Caleb Wilkinson

C.F. Wilkinson’s photography not only captures visually stunning pictures from all around the world, but provokes viewers to think and feel. His conceptual art aims to tell stories out of objects and subjects and move the viewer to look deeper than their own surroundings.


Where do you come from and where do you live? How does it affect your work?

I just recently returned to the States after living in China for 4 years. I’m in North Carolina currently with plans to return to Asia in the new year. In China, my work had a lot of city and development themes, as there wasn’t much nature. I also found myself geared more towards street photography there as there was so much going on that was unusual to me. It was a wonderful time and helped me build a lot of confidence in just taking a picture whenever, wherever.
Back in the States, I live in a small town in the middle of huge national forest. I try to incorporate that into my work as well–less new and more old, less development and more antique.


You are an educator. What do you teach and how does it change your view of the world around you?

I taught English at 2 separate universities, a lot of creative and academic writing, and then I had one minor class where I taught photography…of course, that was usually my favorite one. Teaching in China introduced me to a new style of classroom (quite different from Western culture). Chinese culture taught me, over time, to be less ethnocentric. Just because things function a certain way in Western culture doesn’t mean they do so elsewhere, and that doesn’t equate to something being “bad” or “good.”
I just learned a lot about appreciating where you are and who you are with instead of trying to force things into your comfort zone.


How did you first get interested in photography?

I first got interested in photography about 5 years ago when I lived with my parents in British Columbia on Vancouver Island. They gave me a Fujifilm digital camera and I had a lot of free time to explore the island. Getting to explore nature and capture it that way was the start of my hobby.


What are your favourite subjects and themes to photograph?

My favorite themes always involve people. It’s a shift from what I used to like, but I’ve found that people have a lot more to say through body language and expression. A lot of my work has a “spiritual” element to it, something that I know confuses people. That all comes from being a Christian and exploring my faith through the idea that what is unseen can be seen, and what is felt can interact with us in a more tangible way.
A lot of my work in my “Spirits” project shows a lack of control in some way, such as the picture “Coercion.” I like ideas in photography that bend reality just enough but not too much–it’s a fine line that I haven’t quite figured out yet haha.


How do your staged and unstaged pictures differ from each other?

When I’m going throughout my day–working, running, listening to music, trying to sleep, etc.– I’ll get ideas in my head for a picture. I’ll have a rough of idea of location and subject, and oftentimes color. This is definitely my staged work. A staged shot can take me 20-30 minutes to shoot if I’m by myself, but half that time if I’m using a subject other than myself. I do a lot of self portraits both because of a lack of models and sometimes because it’s just something personal, like writing a song or journaling for some people. The staged work usually, though not always, has a message I’m trying to give. Sometimes I just do it because I think it will look cool, but that’s fair, right?

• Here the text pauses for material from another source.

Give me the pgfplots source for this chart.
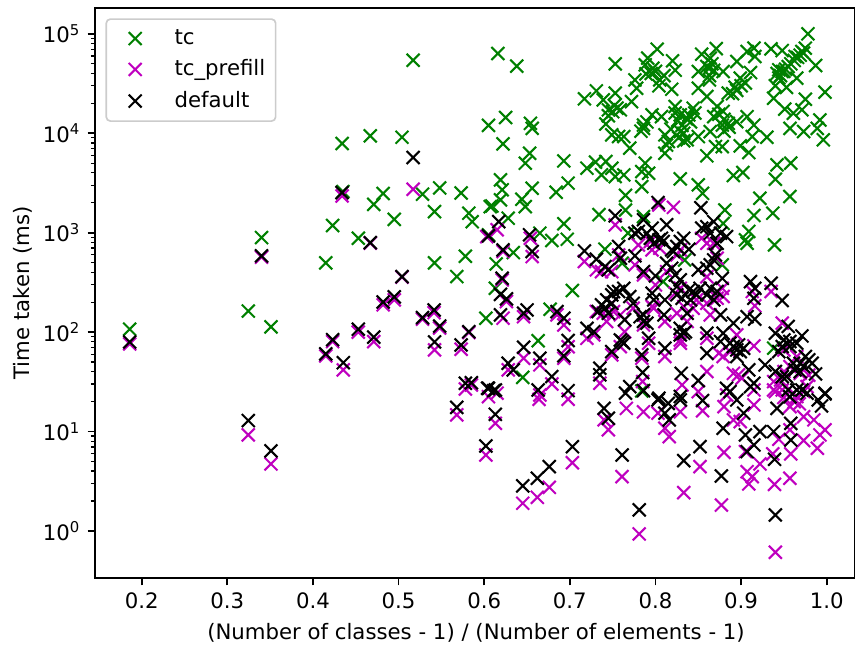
\documentclass[border=0pt]{standalone}
\usepackage{pgfplots}
\pgfplotsset{compat=1.18}
\usepackage{fontspec}
\setmainfont{DejaVu Sans}
\definecolor{mplgreen}{HTML}{008000}
\definecolor{mplmag}{HTML}{BF00BF}
\pgfplotsset{lgd/.style={legend image code/.code={\path (0pt,0pt) (27pt,0pt); \draw[##1] plot coordinates {(10.5pt,0pt)};}}}
\begin{document}
\begin{tikzpicture}
\useasboundingbox (0,0) rectangle (410.4pt,310.08pt);
\begin{axis}[
  at={(45.6pt,32.64pt)}, anchor=south west,
  scale only axis, width=364.8pt, height=273.6pt,
  xmin=0.1455, xmax=1.033,
  ymode=log, ymin=0.3365, ymax=182000,
  axis line style={line width=0.8pt},
  xtick={0.2,0.3,0.4,0.5,0.6,0.7,0.8,0.9,1.0},
  xticklabels={0.2,0.3,0.4,0.5,0.6,0.7,0.8,0.9,1.0},
  ytick={1,10,100,1000,10000,100000},
  yticklabels={10\textsuperscript{0},10\textsuperscript{1},10\textsuperscript{2},10\textsuperscript{3},10\textsuperscript{4},10\textsuperscript{5}},
  tick align=outside, tickpos=left,
  major tick length=3.5pt, minor tick length=2pt,
  every tick/.style={black},
  major tick style={line width=0.8pt,black},
  minor tick style={line width=0.6pt,black},
  minor y tick num=8,
  log ticks with fixed point=false,
  tick label style={font=\fontsize{10.2}{12}\selectfont},
  xlabel={(Number of classes - 1) / (Number of elements - 1)},
  ylabel={Time taken (ms)},
  label style={font=\fontsize{10.2}{12}\selectfont},
  xlabel style={at={(axis description cs:0.5,0)},anchor=north,yshift=-18.4pt,xshift=0.5pt},
  ylabel style={at={(axis description cs:0,0.5)},anchor=south,yshift=26.5pt},
  legend style={at={(axis description cs:0.0137,0.982)},anchor=north west,
    draw=black!20,rounded corners=2pt,line width=0.8pt,font=\fontsize{10.2}{12}\selectfont,
    row sep=1.9pt,inner xsep=3pt,inner ysep=3pt},
  legend cell align=left,
  clip=true,
]
\addplot[only marks,mark=x,mark size=4.4pt,mark options={mplgreen,line width=1pt},draw=mplgreen,lgd] coordinates {
(0.978,100000)(0.616,63400)(0.638,47300)(0.753,49900)(0.802,70100)(0.871,71100)(0.854,62400)(0.915,71800)(0.935,70600)(0.948,67900)
(0.820,53500)(0.823,43100)(0.791,56900)(0.788,48800)(0.797,45100)(0.805,34400)(0.776,34400)(0.778,28400)(0.789,39600)(0.819,27700)
(0.804,30000)(0.864,56900)(0.863,45100)(0.850,41800)(0.879,41800)(0.863,34400)(0.850,28400)(0.860,23400)(0.895,52700)(0.911,40800)
(0.899,35800)(0.893,29000)(0.885,25300)(0.907,66400)(0.916,59200)(0.944,43500)(0.948,41800)(0.963,59200)(0.971,66400)(0.975,71800)
(0.987,48000)(0.940,30000)(0.955,46900)(0.965,35800)(0.953,29000)(0.938,22500)(0.975,22000)(0.998,25900)(0.717,22200)(0.731,26700)
(0.753,25300)(0.739,21700)(0.772,20800)(0.745,17200)(0.755,17900)(0.742,12400)(0.749,9640)(0.759,17200)(0.796,15300)(0.786,12100)
(0.786,11200)(0.823,18600)(0.829,15300)(0.844,17900)(0.839,15300)(0.807,14700)(0.872,18600)(0.879,16600)(0.868,14700)(0.895,13100)
(0.885,12600)(0.878,12100)(0.907,14700)(0.951,17500)(0.961,15900)(0.971,17200)(0.992,13600)(0.989,11200)(0.957,11200)(0.973,10400)
(0.996,8590)(0.915,12100)(0.913,9270)(0.930,9120)(0.763,9270)(0.770,7080)(0.757,9270)(0.811,9640)(0.815,8260)(0.811,6300)
(0.829,10400)(0.837,8590)(0.850,9270)(0.833,10000)(0.864,10400)(0.878,7350)(0.870,7350)(0.860,5930)(0.899,7460)(0.909,6400)
(0.693,5270)(0.720,4450)(0.730,5120)(0.742,5200)(0.749,4450)(0.737,3810)(0.753,3670)(0.763,3810)(0.788,5000)(0.784,4120)
(0.792,3960)(0.784,2910)(0.765,2370)(0.942,4810)(0.958,5000)(0.940,3450)(0.891,3760)(0.902,4030)(0.829,3480)(0.850,3030)
(0.855,2490)(0.922,2220)(0.957,2310)(0.698,3150)(0.684,2550)(0.656,2800)(0.644,2170)(0.619,3400)(0.621,2700)(0.609,1860)
(0.648,5000)(0.653,6300)(0.622,7820)(0.605,12000)(0.625,14400)(0.654,12600)(0.656,11200)
(0.517,54300)(0.434,7890)(0.467,9420)(0.504,9120)(0.548,2820)(0.528,2440)(0.573,2510)(0.482,2480)(0.471,1930)(0.435,2590)
(0.542,1630)(0.582,1570)(0.586,1290)(0.495,1360)(0.423,1180)(0.453,880)(0.340,893)(0.415,497)(0.542,497)(0.578,580)(0.568,362)
(0.186,107)(0.3245,163)(0.351,113)
(0.607,1830)(0.619,2140)(0.648,1830)(0.628,1400)(0.734,1520)(0.765,1690)(0.693,1230)(0.665,990)(0.679,834)(0.697,859)
(0.881,1690)(0.879,1240)(0.915,1490)(0.937,1570)(0.909,1030)(0.907,783)(0.939,753)(0.741,682)(0.634,631)(0.614,485)
(0.605,951)(0.768,990)(0.834,532)(0.878,474)(0.613,276)(0.703,262)(0.677,170)(0.602,138)(0.809,322)(0.663,82)
(0.645,35)(0.784,25.6)(0.938,69)(0.761,493)(0.786,1450)(0.905,847)
(0.942,40000)(0.946,38000)(0.952,44000)(0.958,50000)(0.962,54000)(0.966,58000)(0.969,61000)(0.973,64000)(0.944,36000)(0.950,42000)
(0.800,42000)(0.795,40000)(0.810,38000)(0.866,50000)(0.860,47000)(0.868,43000)(0.863,38000)(0.905,32000)(0.900,30000)(0.895,27000)
(0.890,25000)(0.745,15000)(0.750,16500)(0.752,19000)(0.823,16000)(0.826,13500)(0.831,12000)(0.836,14000)(0.841,13000)(0.846,16000)
(0.874,15500)(0.880,13800)(0.886,11500)(0.880,10500)(0.790,13000)(0.783,10500)(0.818,11000)(0.813,7600)(0.827,9000)(0.833,8400)
};
\addlegendentry{tc}
\addplot[only marks,mark=x,mark size=4.4pt,mark options={mplmag,line width=1pt},draw=mplmag,lgd] coordinates {
(0.186,76.1)(0.3245,9.25)(0.351,4.72)(0.423,80.2)(0.415,57.6)(0.4355,41.7)(0.453,100)(0.471,80.2)(0.482,188)(0.495,211)
(0.528,135)(0.5415,157)(0.548,110)(0.542,66.2)(0.573,67.3)(0.582,99)(0.578,26.8)(0.585,29.4)(0.568,14.7)(0.517,2740)
(0.434,2340)(0.467,784)(0.504,357)(0.340,567)
(0.615,1070)(0.603,914)(0.654,879)(0.622,646)(0.656,575)(0.717,513)(0.731,423)(0.737,406)(0.749,406)(0.753,1200)
(0.821,1800)(0.804,1900)(0.780,753)(0.796,671)(0.854,879)(0.868,783)(0.829,671)(0.757,598)(0.776,474)(0.786,376)
(0.813,406)(0.800,298)(0.878,276)(0.913,256)(0.916,184)(0.935,256)(0.621,335)(0.626,203)(0.622,138)(0.646,143)
(0.685,149)(0.693,118)(0.743,128)(0.759,149)(0.774,174)(0.796,181)(0.811,128)(0.837,128)(0.825,155)(0.844,174)
(0.864,149)(0.731,161)(0.720,86.7)(0.728,93.8)(0.764,101)(0.829,77.3)(0.860,86.7)(0.895,93.8)(0.879,56.8)(0.874,61.2)
(0.915,72.6)(0.948,123)(0.698,71.4)(0.693,54.6)(0.749,59)(0.792,77.3)(0.784,54.6)(0.811,56.8)(0.646,54.6)(0.665,46.8)
(0.628,41.7)(0.679,30.1)(0.897,37.1)(0.891,38.5)(0.901,34.4)(0.831,29.4)(0.860,40.1)(0.850,25.2)(0.785,31.8)(0.735,30.6)
(0.940,25.2)(0.950,40.1)(0.977,28.3)(0.961,24.3)(0.665,23.3)
(0.602,5.81)(0.613,12.1)(0.605,22.4)(0.615,24.3)(0.664,21.1)(0.698,21.1)(0.740,13.1)(0.745,10.4)(0.766,17.1)(0.786,15.8)
(0.803,15.3)(0.811,10.8)(0.816,8.89)(0.829,15.8)(0.855,16.2)(0.880,17.8)(0.880,6.18)(0.891,13.1)(0.899,12.6)(0.915,18.5)
(0.852,4.44)(0.833,2.43)(0.761,3.52)(0.703,4.86)(0.676,2.75)(0.662,2.18)(0.645,1.9)(0.781,0.933)(0.877,1.82)(0.940,0.61)
(0.939,2.94)(0.957,3.39)(0.909,2.97)(0.913,3.52)(0.907,3.95)(0.922,4.72)(0.905,6.28)(0.958,5.96)(0.937,5.96)(0.973,8.11)
(0.989,6.79)(0.998,10.4)(0.992,9.25)(0.985,13.1)(0.957,10.4)(0.944,8.36)(0.973,14.1)(0.957,17.8)(0.938,26.2)
(0.962,20)(0.968,19)(0.950,22)
(0.794,815)(0.805,698)(0.825,598)(0.860,783)(0.872,553)(0.860,361)(0.829,276)(0.823,246)(0.749,195)(0.739,155)
(0.751,161)(0.833,181)(0.848,211)(0.860,195)(0.872,219)(0.879,228)(0.798,174)(0.786,118)(0.759,71.4)(0.829,83.4)
(0.887,63.7)(0.950,66)(0.965,56.8)(0.957,45)(0.969,38.5)(0.979,37)(0.946,33)(0.938,31.8)(0.948,26.2)(0.973,25.2)
(0.915,26.2)(0.883,23.3)(0.965,22.5)
};
\addlegendentry{tc\_prefill}
\addplot[only marks,mark=x,mark size=4.4pt,mark options={black,line width=1pt},draw=black,lgd] coordinates {
(0.186,79.7)(0.3245,12.9)(0.351,6.38)(0.423,84)(0.415,60.4)(0.4355,49.3)(0.453,107)(0.471,88.9)(0.482,201)(0.495,226)
(0.528,140)(0.5415,167)(0.548,115)(0.542,79.6)(0.573,74.3)(0.582,101)(0.578,30.6)(0.585,31)(0.568,17.5)(0.517,5700)
(0.434,2530)(0.467,794)(0.504,362)(0.340,585)
(0.853,1780)(0.753,1480)(0.617,1290)(0.803,2010)(0.605,929)(0.653,951)(0.622,671)(0.656,646)(0.717,656)(0.731,541)
(0.741,456)(0.745,423)(0.757,726)(0.759,553)(0.776,585)(0.786,406)(0.786,1350)(0.796,1110)(0.776,988)(0.804,847)
(0.813,1200)(0.829,815)(0.819,671)(0.839,682)(0.854,1110)(0.868,1290)(0.864,988)(0.883,914)(0.870,598)(0.864,474)
(0.850,423)(0.813,493)(0.823,376)(0.800,367)(0.878,348)(0.911,322)(0.916,276)(0.915,219)(0.935,310)(0.948,208)
(0.621,348)(0.619,240)(0.626,216)(0.650,167)(0.646,155)(0.619,149)(0.685,161)(0.693,138)(0.751,256)(0.763,276)
(0.743,211)(0.733,161)(0.745,155)(0.770,228)(0.774,195)(0.796,246)(0.811,211)(0.825,237)(0.844,256)(0.864,276)
(0.841,211)(0.868,211)(0.810,149)(0.837,155)(0.786,149)(0.786,128)(0.764,133)(0.876,149)(0.891,123)(0.907,143)
(0.916,135)(0.720,109)(0.728,101)(0.829,109)(0.860,97.5)(0.833,97.5)(0.879,97.5)(0.876,80.4)(0.891,71.6)(0.899,63.7)
(0.895,66.2)(0.698,82.2)(0.693,57.7)(0.761,80.4)(0.749,63.7)(0.792,86.7)(0.784,59)(0.811,68.9)(0.860,61.2)(0.646,70.5)
(0.665,54.6)(0.628,48.6)(0.634,41.7)(0.679,35.7)(0.663,26.2)(0.698,25.8)(0.605,27.2)(0.613,26.2)(0.735,43.4)(0.735,37.2)
(0.785,39.2)(0.830,38.5)(0.850,32.5)(0.955,114)(0.971,91.6)(0.940,97.5)(0.957,80.4)(0.948,71.6)(0.979,52.5)(0.969,48.6)
(0.963,41.7)(0.928,46.8)(0.987,38)(0.940,40.1)(0.953,35.7)(0.909,41.7)(0.915,30.6)(0.883,27.2)(0.998,24.3)(0.770,28.3)
(0.765,24.3)(0.804,21.6)(0.829,22.5)
(0.602,7.16)(0.613,14.9)(0.604,27.2)(0.611,25.8)(0.740,17.1)(0.745,13.6)(0.786,25.8)(0.803,20.8)(0.815,19.2)(0.811,15.3)
(0.816,13.1)(0.829,20.8)(0.855,20.5)(0.895,20.8)(0.903,15.3)(0.879,10.8)(0.905,9.25)(0.922,9.98)(0.938,9.98)(0.915,7.33)
(0.907,6.28)(0.852,7.05)(0.833,5.1)(0.761,5.81)(0.703,7.05)(0.676,4.44)(0.662,3.39)(0.645,2.84)(0.781,1.63)(0.877,3.57)
(0.939,5.26)(0.940,1.45)(0.958,8.22)(0.958,12.1)(0.942,17.1)(0.957,22.4)(0.990,20.8)(0.998,23.9)(0.994,18.1)(0.971,26.2)
(0.780,1030)(0.790,988)(0.794,879)(0.807,879)(0.798,783)(0.809,815)(0.825,726)(0.821,646)(0.833,879)(0.860,1150)
(0.876,988)(0.872,783)(0.868,532)(0.860,440)(0.819,439)(0.829,335)(0.825,287)(0.749,237)(0.757,256)(0.737,188)
(0.741,174)(0.749,195)(0.831,219)(0.839,266)(0.848,237)(0.852,276)(0.860,237)(0.872,256)(0.798,211)(0.782,143)
(0.790,123)(0.759,83.4)(0.763,77.3)(0.829,93.8)(0.835,101)(0.887,77.3)(0.897,74.3)(0.903,68.9)(0.895,56.8)(0.950,83.4)
(0.957,71.6)(0.965,77.3)(0.944,63.7)(0.961,48.6)(0.975,56.8)(0.983,48.6)(0.973,45)(0.969,40)(0.948,35.7)(0.965,26.2)
(0.977,24.3)(0.955,26.2)(0.911,28.3)(0.887,25.2)
};
\addlegendentry{default}
\end{axis}
\end{tikzpicture}
\end{document}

My unstaged stuff is usually in the form of street photography. In China, I would wander the (very) busy streets and find places to sit or even lie down. It was an odd sight to see a blonde haired blue eyed foreigner in awkward positions taking candid shots of people, but Chinese people are kind and accommodating so almost always people left me to it with no problems.


What are you working on at the moment?

At the moment I’m continue my “Spirits” project. It’s interesting to see it evolve over time with me as I go. I started it about a year ago…I don’t have an end to it and I don’t know that I care to. Other than that, I’ve been working on portraits. I like directing people in how to pose. There are always elements of control in my photography, and this is just another way for me to exercise that. If and when I return to Asia, I’ll pursue the street photography a bit more, as I feel I started too late with that and there was much more to capture.